### What is required:
Return each line of the records holding the string "this".

══════════

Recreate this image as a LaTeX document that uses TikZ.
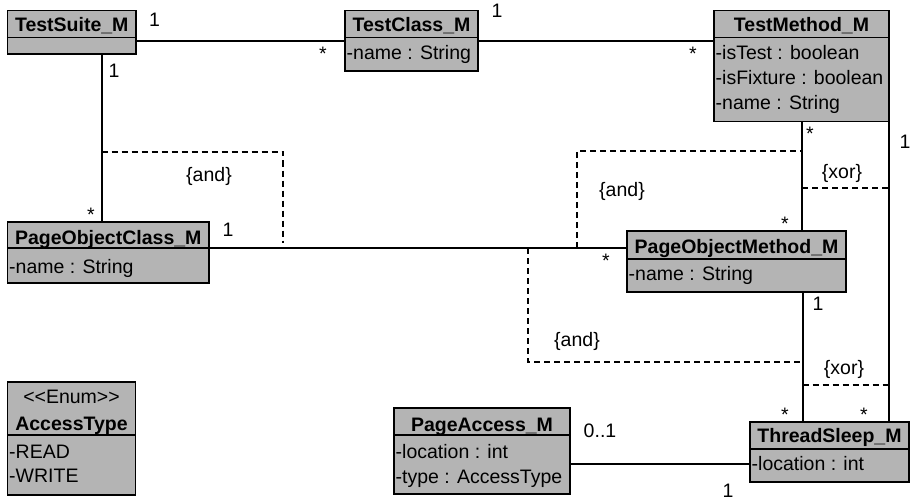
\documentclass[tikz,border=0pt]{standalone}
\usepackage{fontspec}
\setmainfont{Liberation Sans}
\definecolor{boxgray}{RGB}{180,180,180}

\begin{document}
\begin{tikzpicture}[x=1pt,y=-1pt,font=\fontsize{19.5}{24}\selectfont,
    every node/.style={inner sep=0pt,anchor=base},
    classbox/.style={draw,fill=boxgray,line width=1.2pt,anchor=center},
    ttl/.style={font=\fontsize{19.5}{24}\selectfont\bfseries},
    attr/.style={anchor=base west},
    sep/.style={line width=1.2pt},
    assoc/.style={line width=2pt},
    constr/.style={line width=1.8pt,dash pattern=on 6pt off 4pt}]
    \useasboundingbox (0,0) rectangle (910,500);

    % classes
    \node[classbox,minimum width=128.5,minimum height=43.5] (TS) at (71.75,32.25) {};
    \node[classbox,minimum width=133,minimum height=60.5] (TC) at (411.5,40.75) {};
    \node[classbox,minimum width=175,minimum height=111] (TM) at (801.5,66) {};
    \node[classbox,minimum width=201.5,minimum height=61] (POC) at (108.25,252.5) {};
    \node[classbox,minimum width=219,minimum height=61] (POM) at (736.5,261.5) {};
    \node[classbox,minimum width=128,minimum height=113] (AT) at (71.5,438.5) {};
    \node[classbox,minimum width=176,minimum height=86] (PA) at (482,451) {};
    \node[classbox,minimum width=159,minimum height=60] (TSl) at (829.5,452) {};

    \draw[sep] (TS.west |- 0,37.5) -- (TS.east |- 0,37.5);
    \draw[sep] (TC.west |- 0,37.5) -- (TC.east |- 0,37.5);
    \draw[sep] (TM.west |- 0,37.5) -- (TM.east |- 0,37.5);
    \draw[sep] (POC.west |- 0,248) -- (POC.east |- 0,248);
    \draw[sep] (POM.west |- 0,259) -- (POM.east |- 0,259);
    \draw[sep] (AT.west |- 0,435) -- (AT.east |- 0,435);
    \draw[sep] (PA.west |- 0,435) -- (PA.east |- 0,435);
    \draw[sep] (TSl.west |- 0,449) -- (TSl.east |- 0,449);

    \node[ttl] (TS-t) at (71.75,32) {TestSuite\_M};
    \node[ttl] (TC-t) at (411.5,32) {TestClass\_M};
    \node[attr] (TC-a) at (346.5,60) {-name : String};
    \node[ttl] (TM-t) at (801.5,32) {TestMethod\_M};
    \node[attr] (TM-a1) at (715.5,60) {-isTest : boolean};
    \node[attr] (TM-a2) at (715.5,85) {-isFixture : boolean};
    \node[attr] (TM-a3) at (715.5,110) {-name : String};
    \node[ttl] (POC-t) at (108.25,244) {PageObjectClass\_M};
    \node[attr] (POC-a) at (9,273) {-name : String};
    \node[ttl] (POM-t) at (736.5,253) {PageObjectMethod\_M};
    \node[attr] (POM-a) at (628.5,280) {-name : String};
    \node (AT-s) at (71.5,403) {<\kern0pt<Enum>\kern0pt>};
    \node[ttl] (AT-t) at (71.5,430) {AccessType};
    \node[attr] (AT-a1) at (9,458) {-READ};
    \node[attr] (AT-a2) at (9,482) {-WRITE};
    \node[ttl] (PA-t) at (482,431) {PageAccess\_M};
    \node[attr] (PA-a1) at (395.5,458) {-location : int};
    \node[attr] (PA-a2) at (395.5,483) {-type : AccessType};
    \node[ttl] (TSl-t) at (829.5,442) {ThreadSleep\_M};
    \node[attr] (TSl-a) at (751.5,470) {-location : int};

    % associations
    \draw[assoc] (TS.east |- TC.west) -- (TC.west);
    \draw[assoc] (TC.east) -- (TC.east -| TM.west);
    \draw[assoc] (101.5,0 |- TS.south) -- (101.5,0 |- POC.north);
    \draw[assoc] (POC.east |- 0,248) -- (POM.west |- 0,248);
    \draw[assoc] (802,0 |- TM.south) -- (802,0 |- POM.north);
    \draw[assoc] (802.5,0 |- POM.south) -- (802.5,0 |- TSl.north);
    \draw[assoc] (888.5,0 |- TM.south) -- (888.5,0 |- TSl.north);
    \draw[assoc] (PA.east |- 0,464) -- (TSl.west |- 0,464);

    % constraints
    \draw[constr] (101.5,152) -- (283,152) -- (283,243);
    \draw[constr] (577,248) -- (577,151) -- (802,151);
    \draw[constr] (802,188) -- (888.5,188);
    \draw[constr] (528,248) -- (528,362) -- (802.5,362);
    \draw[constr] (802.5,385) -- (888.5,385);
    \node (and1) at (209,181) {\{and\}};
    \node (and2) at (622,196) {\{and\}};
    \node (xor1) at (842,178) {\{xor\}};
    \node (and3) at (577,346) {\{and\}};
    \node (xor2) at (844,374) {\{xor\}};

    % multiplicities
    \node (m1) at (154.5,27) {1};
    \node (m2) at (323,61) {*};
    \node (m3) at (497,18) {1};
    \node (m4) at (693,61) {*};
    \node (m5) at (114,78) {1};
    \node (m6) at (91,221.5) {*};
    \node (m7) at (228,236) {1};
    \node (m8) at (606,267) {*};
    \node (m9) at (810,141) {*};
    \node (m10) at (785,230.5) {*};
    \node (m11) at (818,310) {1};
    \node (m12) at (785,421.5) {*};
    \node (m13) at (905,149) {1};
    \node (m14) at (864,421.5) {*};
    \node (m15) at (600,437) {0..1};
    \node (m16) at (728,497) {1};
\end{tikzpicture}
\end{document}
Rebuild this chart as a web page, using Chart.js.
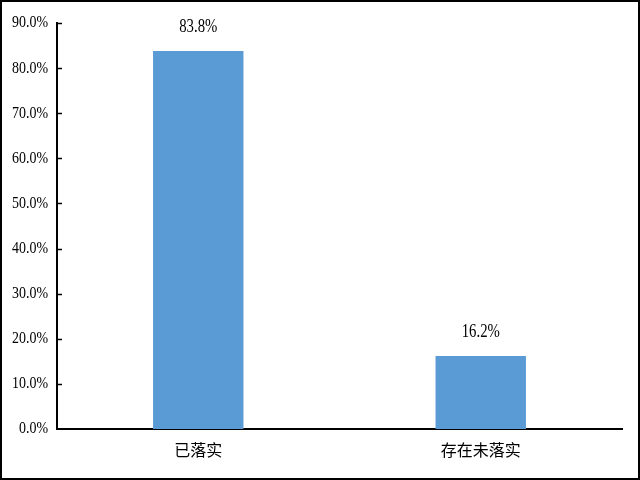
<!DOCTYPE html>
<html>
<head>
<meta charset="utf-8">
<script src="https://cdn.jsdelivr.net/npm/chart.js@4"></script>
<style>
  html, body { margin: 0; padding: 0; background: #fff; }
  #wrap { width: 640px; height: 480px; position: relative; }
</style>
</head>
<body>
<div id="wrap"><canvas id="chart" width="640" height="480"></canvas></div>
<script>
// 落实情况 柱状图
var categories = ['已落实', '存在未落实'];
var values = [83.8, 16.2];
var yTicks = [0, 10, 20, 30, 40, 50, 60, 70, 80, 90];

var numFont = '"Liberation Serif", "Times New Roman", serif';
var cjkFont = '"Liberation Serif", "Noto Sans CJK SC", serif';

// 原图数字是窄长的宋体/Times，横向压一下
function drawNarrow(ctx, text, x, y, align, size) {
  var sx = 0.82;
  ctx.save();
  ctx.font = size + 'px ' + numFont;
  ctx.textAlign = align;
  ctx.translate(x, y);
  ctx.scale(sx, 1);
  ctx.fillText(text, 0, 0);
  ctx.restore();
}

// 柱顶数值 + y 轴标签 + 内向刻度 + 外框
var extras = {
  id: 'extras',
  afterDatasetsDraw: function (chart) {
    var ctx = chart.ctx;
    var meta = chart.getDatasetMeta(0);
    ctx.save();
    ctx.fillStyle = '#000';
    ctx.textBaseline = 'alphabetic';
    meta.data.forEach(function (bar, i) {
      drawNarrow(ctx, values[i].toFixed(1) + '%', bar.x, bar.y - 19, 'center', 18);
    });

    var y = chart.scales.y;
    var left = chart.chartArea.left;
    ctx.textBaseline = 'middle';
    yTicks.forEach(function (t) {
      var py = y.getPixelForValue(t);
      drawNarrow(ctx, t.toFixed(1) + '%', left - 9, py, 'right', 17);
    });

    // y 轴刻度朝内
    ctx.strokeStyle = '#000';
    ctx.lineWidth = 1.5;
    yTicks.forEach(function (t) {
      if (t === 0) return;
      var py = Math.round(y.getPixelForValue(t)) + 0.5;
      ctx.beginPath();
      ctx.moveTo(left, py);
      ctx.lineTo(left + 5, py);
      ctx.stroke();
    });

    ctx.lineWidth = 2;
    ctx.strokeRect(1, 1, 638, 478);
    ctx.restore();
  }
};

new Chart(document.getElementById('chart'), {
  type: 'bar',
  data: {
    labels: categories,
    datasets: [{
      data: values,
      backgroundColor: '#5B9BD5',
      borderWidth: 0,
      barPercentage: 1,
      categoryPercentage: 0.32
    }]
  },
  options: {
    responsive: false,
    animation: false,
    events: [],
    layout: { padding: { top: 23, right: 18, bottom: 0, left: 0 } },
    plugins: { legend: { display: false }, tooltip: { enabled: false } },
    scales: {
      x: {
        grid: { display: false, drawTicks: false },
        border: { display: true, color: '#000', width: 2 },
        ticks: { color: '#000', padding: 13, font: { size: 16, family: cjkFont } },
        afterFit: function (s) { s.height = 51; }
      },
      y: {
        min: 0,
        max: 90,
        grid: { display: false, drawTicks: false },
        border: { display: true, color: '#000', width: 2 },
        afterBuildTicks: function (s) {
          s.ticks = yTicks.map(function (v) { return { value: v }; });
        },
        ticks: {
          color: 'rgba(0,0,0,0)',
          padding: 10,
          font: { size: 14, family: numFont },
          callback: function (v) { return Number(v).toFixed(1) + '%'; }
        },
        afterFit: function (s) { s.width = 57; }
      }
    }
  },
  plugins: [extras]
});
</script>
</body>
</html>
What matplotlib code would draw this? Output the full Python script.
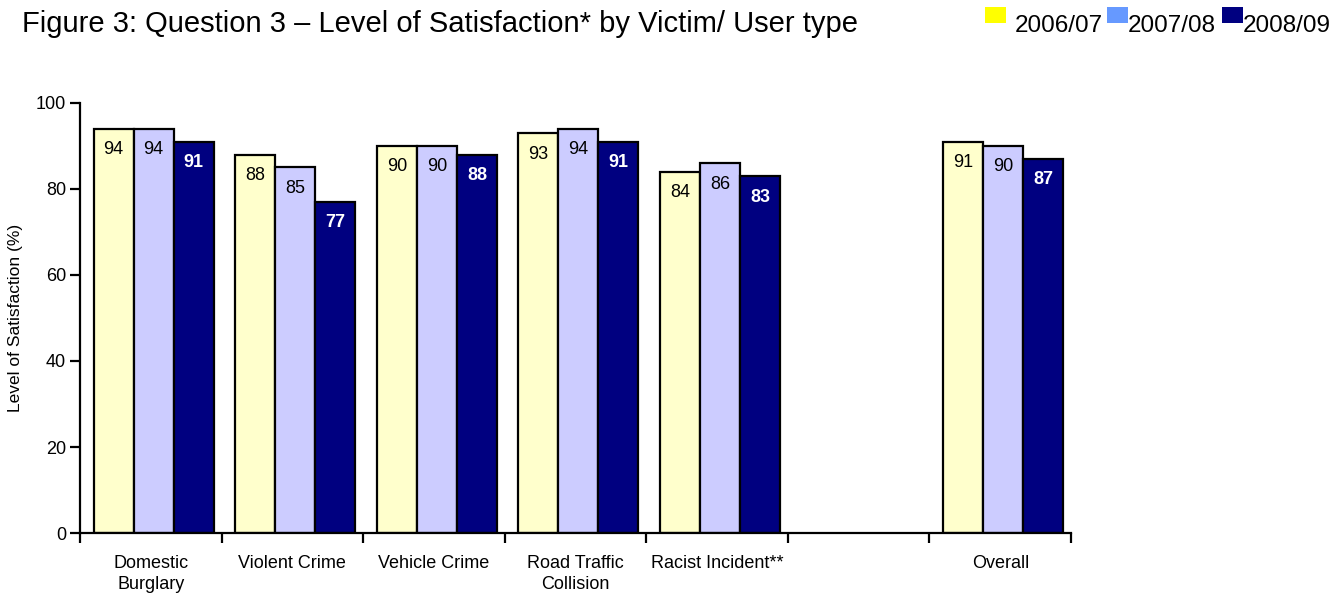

══════════

### Completed task:
Recreate this image as a LaTeX document that uses TikZ.
Rebuild this chart as a web page, using Chart.js.
What matplotlib code would draw this? Output the full Python script.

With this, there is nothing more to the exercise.